The way I figure it, whoever winds up with control of the SDMB will either figure out how to make some money from it, or sell it.
IIRC, manhattan offered to buy the board when it first cried ‘poverty’ 7-8 years ago. While manny and I haven’t always seen eye to eye, I’m sure he could run this board better than the current management has done.
Of course, who knows whether manny would be remotely interested after all these years. An alternative would be for us Dopers to form a corporation (a nonprofit, I’d expect) to buy and run the board, should push come to shove.
Its “worth” depends on a lot of factors, including costs to run it, administration, tax codes and complications, and expected income. Suffice it to say that even today internet business is a sufficiently hazy area as to render any flat number could give meaningless.
Agreed on all of those, but there’s also (but not only) content to be considered.
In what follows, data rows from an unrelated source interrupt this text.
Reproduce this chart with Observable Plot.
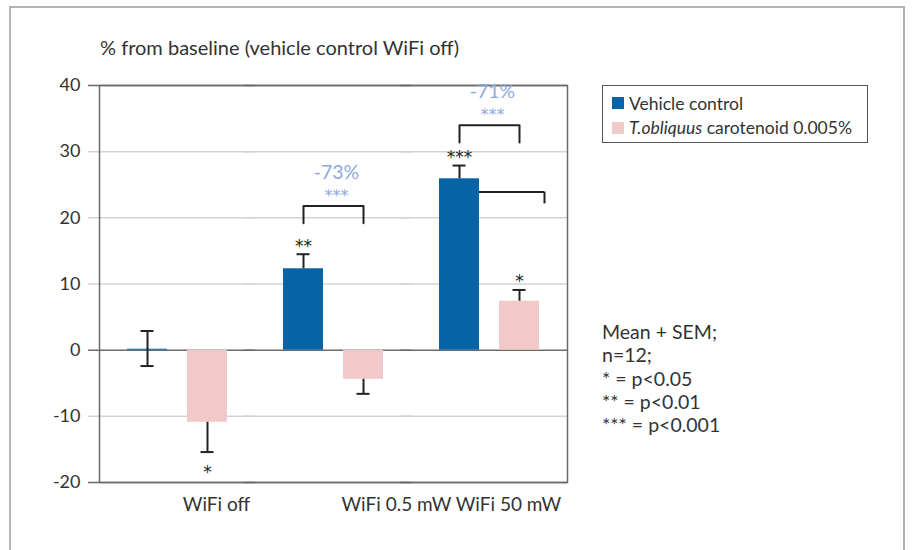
<!DOCTYPE html>
<html>
<head>
<meta charset="utf-8">
<script src="https://cdn.jsdelivr.net/npm/d3@7"></script>
<script src="https://cdn.jsdelivr.net/npm/@observablehq/plot@0.6"></script>
<style>
  html, body { margin: 0; padding: 0; background: #fff; overflow: hidden; }
  #wrap { position: relative; width: 912px; height: 550px; font-family: Lato, "Open Sans", sans-serif; color: #333; }
  #border { position: absolute; left: 9px; top: 6px; width: 896px; height: 600px; border: 2px solid #b4b4b4; box-sizing: border-box; }
  #title { position: absolute; left: 100px; top: 35px; font-size: 20px; color: #333; white-space: nowrap; }
  #chart { position: absolute; left: 0; top: 0; }
  #legend { position: absolute; left: 602px; top: 85px; width: 266px; height: 58px; box-sizing: border-box; border: 1.5px solid #555; background: #fff; padding: 5px 0 0 9px; font-size: 17.5px; }
  #legend .item { display: flex; align-items: center; height: 24.5px; white-space: nowrap; }
  #legend .sw { display: inline-block; width: 12px; height: 12px; margin-right: 5px; }
  #notes { position: absolute; left: 602px; top: 320px; font-size: 19.5px; line-height: 23.3px; color: #333; white-space: pre; }
</style>
</head>
<body>
<div id="wrap">
  <div id="border"></div>
  <div id="chart"></div>
  <div id="title"></div>
  <div id="legend"></div>
  <div id="notes"></div>
</div>
<script>
// ---- data ----
const titleText = "% from baseline (vehicle control WiFi off)";
const groups = ["WiFi off", "WiFi 0.5 mW", "WiFi 50 mW"];
const seriesKeys = ["Vehicle control", "T.obliquus carotenoid 0.005%"];
const seriesColors = ["#0563a6", "#f2c9c9"];

const vehicleMean    = [0.15, 12.3, 25.9];
const vehicleErrLow  = [-2.4, 12.3, 25.9];
const vehicleErrHigh = [2.9, 14.5, 27.9];
const vehicleSig     = ["", "**", "***"];

const toblMean    = [-10.9, -4.4, 7.4];
const toblErrLow  = [-15.4, -6.6, 7.4];
const toblErrHigh = [-10.9, -4.4, 9.1];
const toblSig     = ["*", "", "*"];

const bracketGroups = ["WiFi 0.5 mW", "WiFi 50 mW"];
const bracketTop    = [21.8, 34.0];
const bracketLeg    = [19.2, 31.4];
const bracketPct    = ["-73%", "-71%"];
const bracketSig    = ["***", "***"];

const strayGroup = "WiFi 50 mW";
const strayTop = 23.9;
const strayLeg = 22.1;

const yTicks = [-20, -10, 0, 10, 20, 30, 40];
const gridTicks = [-10, 10, 20, 30];
const borderTicks = [-20, 0, 40];

const notesLines = ["Mean + SEM;", "n=12;", "* = p<0.05", "** = p<0.01", "*** = p<0.001"];

// ---- build tables ----
const rows = groups.flatMap((g, i) => [
  {group: g, series: seriesKeys[0], value: vehicleMean[i], lo: vehicleErrLow[i], hi: vehicleErrHigh[i], sig: vehicleSig[i]},
  {group: g, series: seriesKeys[1], value: toblMean[i], lo: toblErrLow[i], hi: toblErrHigh[i], sig: toblSig[i]}
]);
const caps = rows.flatMap(r => {
  const out = [];
  if (r.hi > r.value) out.push({group: r.group, series: r.series, y: r.hi});
  if (r.lo < r.value) out.push({group: r.group, series: r.series, y: r.lo});
  return out;
});
const sigUp = rows.filter(r => r.sig && r.value >= 0);
const sigDown = rows.filter(r => r.sig && r.value < 0);

const brackets = bracketGroups.map((g, i) => ({group: g, series: seriesKeys[0], top: bracketTop[i], leg: bracketLeg[i], pct: bracketPct[i], sig: bracketSig[i]}));
const bracketPts = brackets.flatMap(b => [
  {group: b.group, series: seriesKeys[0], y: b.leg},
  {group: b.group, series: seriesKeys[0], y: b.top},
  {group: b.group, series: seriesKeys[1], y: b.top},
  {group: b.group, series: seriesKeys[1], y: b.leg}
]);
const stray = [{group: strayGroup, a: seriesKeys[0], b: seriesKeys[1], top: strayTop, leg: strayLeg}];

const ink = "#222";
const starFont = "'DejaVu Sans', sans-serif";
const fxLabelOffsets = [39, 63, 19];

const chart = Plot.plot({
  width: 912,
  height: 550,
  marginLeft: 98,
  marginRight: 345,
  marginTop: 85,
  marginBottom: 68,
  style: {fontFamily: "Lato, 'Open Sans', sans-serif", fontSize: "17px", color: "#333", background: "transparent", overflow: "visible"},
  fx: {domain: groups, padding: 0, label: null, axis: null},
  x: {domain: seriesKeys, paddingInner: 0.336, paddingOuter: 0.449, axis: null},
  y: {domain: [-20, 40], axis: null},
  color: {domain: seriesKeys, range: seriesColors},
  marks: [
    Plot.ruleY(gridTicks, {stroke: "#d4d4d4", strokeWidth: 1.5, insetLeft: -11}),
    Plot.ruleY(borderTicks, {stroke: "#6a6a6a", strokeWidth: 1.5, insetLeft: -11}),
    Plot.frame({facet: "super", stroke: "#6a6a6a", strokeWidth: 1.5}),
    // stray bracket (behind the bar)
    Plot.ruleY(stray, {fx: "group", x1: "a", x2: "b", y: "top", stroke: ink, strokeWidth: 2, insetRight: -5}),
    Plot.ruleX(stray, {fx: "group", x: "b", y1: "leg", y2: "top", stroke: ink, strokeWidth: 2, dx: 25}),
    // bars
    Plot.barY(rows, {fx: "group", x: "series", y: "value", fill: "series"}),
    // error bars
    Plot.ruleX(rows, {fx: "group", x: "series", y1: "lo", y2: "hi", stroke: ink, strokeWidth: 2}),
    Plot.tickY(caps, {fx: "group", x: "series", y: "y", stroke: ink, strokeWidth: 2, insetLeft: 13.5, insetRight: 13.5}),
    // significance stars
    Plot.text(sigUp, {fx: "group", x: "series", y: "hi", text: "sig", fill: ink, fontFamily: starFont, fontSize: 17, lineAnchor: "bottom", dy: -2.5}),
    Plot.text(sigDown, {fx: "group", x: "series", y: "lo", text: "sig", fill: ink, fontFamily: starFont, fontSize: 17, lineAnchor: "top", dy: 13.5}),
    // comparison brackets
    Plot.line(bracketPts, {fx: "group", x: "series", y: "y", z: "group", stroke: ink, strokeWidth: 2}),
    Plot.text(brackets, {fx: "group", x: "series", y: "top", text: "pct", fill: "#8eaadb", fontSize: 19.5, dx: 33, dy: -33}),
    Plot.text(brackets, {fx: "group", x: "series", y: "top", text: "sig", fill: "#8eaadb", fontFamily: starFont, fontSize: 16, dx: 33, dy: -10}),
    // axes
    Plot.axisY({ticks: yTicks, tickSize: 0, tickPadding: 19, tickFormat: d => String(d), fill: "#333", fontSize: 18}),
    ...groups.map((g, i) => Plot.axisFx({ticks: [g], anchor: "bottom", tickSize: 0, tickPadding: 15, dx: fxLabelOffsets[i], fill: "#333", fontSize: 19, label: null}))
  ]
});
document.getElementById("chart").appendChild(chart);

document.getElementById("title").textContent = titleText;

const legend = document.getElementById("legend");
seriesKeys.forEach((k, i) => {
  const item = document.createElement("div");
  item.className = "item";
  const sw = document.createElement("span");
  sw.className = "sw";
  sw.style.background = seriesColors[i];
  item.appendChild(sw);
  const label = document.createElement("span");
  if (k.startsWith("T.obliquus")) {
    const em = document.createElement("i");
    em.textContent = "T.obliquus";
    label.appendChild(em);
    label.appendChild(document.createTextNode(k.slice("T.obliquus".length)));
  } else {
    label.textContent = k;
  }
  item.appendChild(label);
  legend.appendChild(item);
});

document.getElementById("notes").textContent = notesLines.join("\n");
</script>
</body>
</html>
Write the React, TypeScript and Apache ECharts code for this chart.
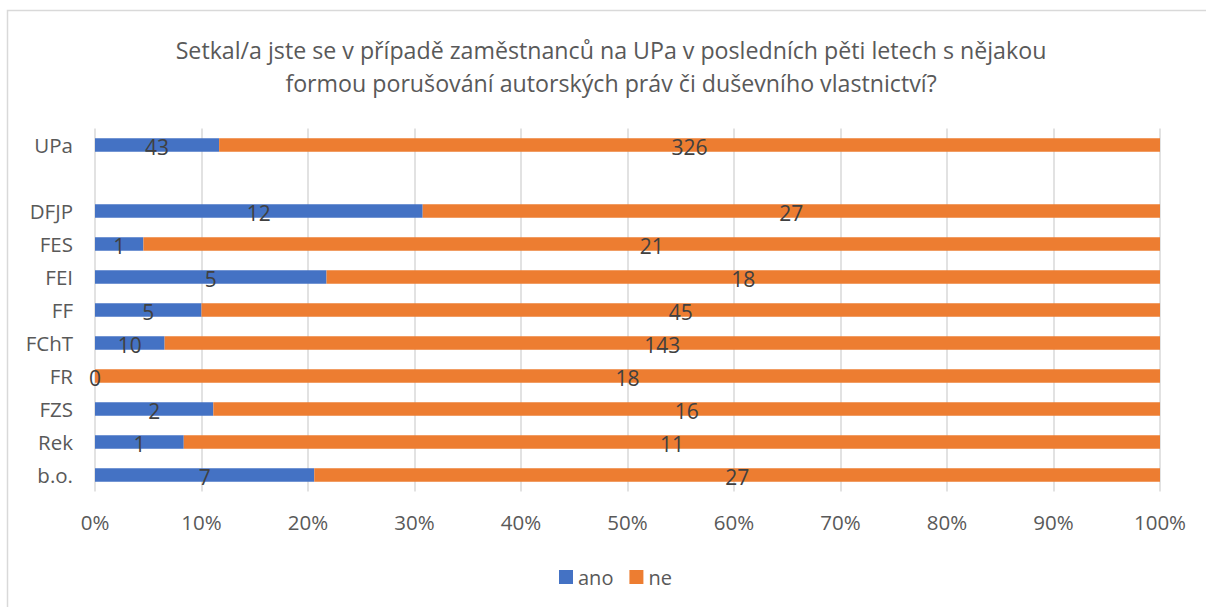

Historical value (remember NYC Dopers’ postings on and after 9-11?), factual value (as ignorance fighters, this place is a veritable mini-Wikipedia), as well as entertainment value (The Zit Thread, Very Vaguely Creepy threads, If Someone Else had written LOTR, to name/pararepresent but a few). This place is and has been a cultural vortex of what is best and worst of what goes through people’s minds; and as such, has value in that respect as well. To reduce it to mere financial numbers may (regretfully) be necessary, but I would hope that whatever Powers-That-Be realize how short-sighted that is.
Har Har. I’ve spent the last 15+ years running, fixing, and buying and selling publications. I currently own two weekly newspapers and the plan is to acquire up to 15 more, streamline them and find a buyer.
Hey, it’s what I do. Not all of us are students, you know. Some of us are broken down, middle-aged professionals.
Reading that article, I don’t get a feeling that we’re in good hands here. I have a feeling that another shoe is going to drop someday. See you all at Teemings!
Cash is always the headache. Building relationships with banks and with deep pockets is more than half of my job these days. It’s more than necessary.
Yes, however, it’s a good time to be in the acquisitions market if you know what you’re doing. It really centers on weekly newspapers and cutting overhead. Particularly with a fleet of publications you have to look for places to share copy. What general interest columns can you pay for once and share across all of your pubs? Pets? Food? Antiques? Our antiques column is easily the most popular feature we have. I, myself, write the political columns and OpEds each week after consulting. Over time you can leverage those through syndication as well.
Beyond that make sure you cover local news, particularly focus on local government and economics and you should be able to find a niche. Utterly ignore the national and international scene. If people want to hear about the War or such they can go to television or the web…you have to give them stuff not found there.
For our web presence I keep it light intentionally. The goal is to make money with advertising and if I give the content away I undermine that overriding goal. Even so, with a market of about 75K people (two cities, about 15 miles apart) we have over 10K unique visitors each week. It’ll do. And it lets us compete with the existing dailies for breaking news when necessary.
One thing that HAS to stop: I read in another story about CL that one of there papers had several ‘Senior Writers’ each working for 4-6 weeks on major feature stories. A writer was complaining that this is coming to a half. Well, it HAS to. You need to be able to provide good, clean copy in less than a week on complex subjects for your readers. The old days are done and those who can’t adapt should go do something else. Each of my writers (four spread over two markets, not counting the columnists) produce 2-6 stories per week of between 500-2000 words each. At one point my Managing Editor was producing 8000 words per week on hard subjects to cover. There’s no room for weeklies in a newspaper designed to survive.
This place had proven not to be a big money maker and only had value to those of us who post and read here which is really not all that many people. There are probably a few of us here who could afford to buy the place and run it at a slight loss or break even out of charity.
Yeah, I’ve got to concur with that. While I approve (from a professional standpoint) the efforts of the CL staff to find ways to monetize the boards and such I have doubts about it being a worthwhile endeavor as a standalone project.
The value comes from the tie-in to the papers and the syndication of the Straight Dope column. That’s your front line sort of item there, not one more message board.